The key question is whether the players can adapt fast enough. Switching tactical systems mid-season is always difficult, and Deutsch will have little time to implement fundamental changes before results are needed again. The remaining fixtures will test Enyimba’s character, depth, and mental resilience in ways this squad has not yet been asked to demonstrate.

Conclusion

The story of why Enyimba is fighting relegation in the 2025/26 season is not reducible to a single failure. It is the convergence of a massive pre-season squad overhaul that disrupted continuity, a succession of coaching changes that prevented any tactical stability from taking root, a governance dispute between club management and the state government that played out in the open, financial obligations to players that went unmet, and on-field performances that have reflected all of those problems.

Kanu Nwankwo’s chairmanship is under genuine scrutiny, not because the ambition has been absent, but because the execution has fallen apart. A chairman who came in promising to restore Enyimba to glory now faces the prospect of overseeing the club’s most dangerous season in living memory. The government’s decision to bypass the club’s internal processes in making key appointments has not helped the situation, creating confusion rather than clarity at a time when clarity was most needed.

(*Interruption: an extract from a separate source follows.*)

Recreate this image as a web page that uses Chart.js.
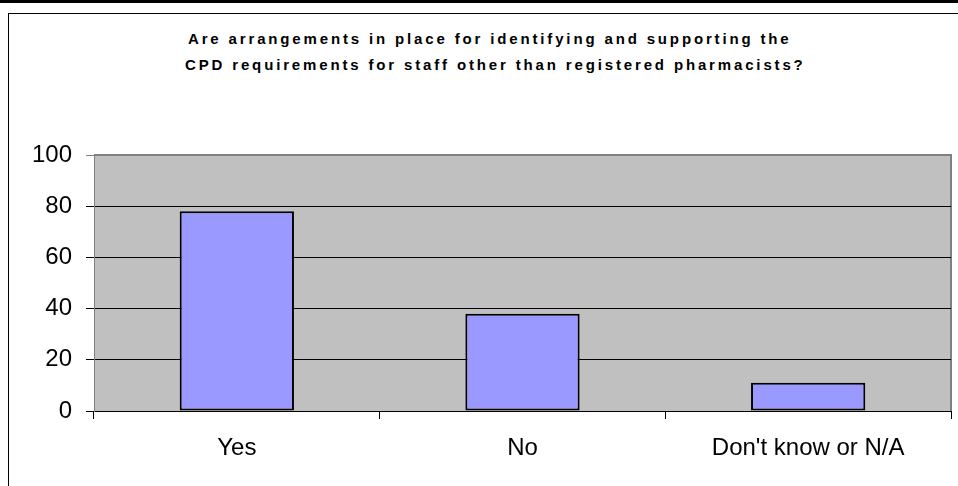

Whether Emmanuel Deutsch can rally the People’s Elephant through the final stretch of the season remains the most pressing question in Nigerian domestic football. But even if Enyimba survive this season, the deeper questions about governance, leadership stability, and long-term planning will need honest answers if the club is to rebuild the kind of platform that made them champions nine times over. Survival would be a relief. A genuine recovery would require something more fundamental.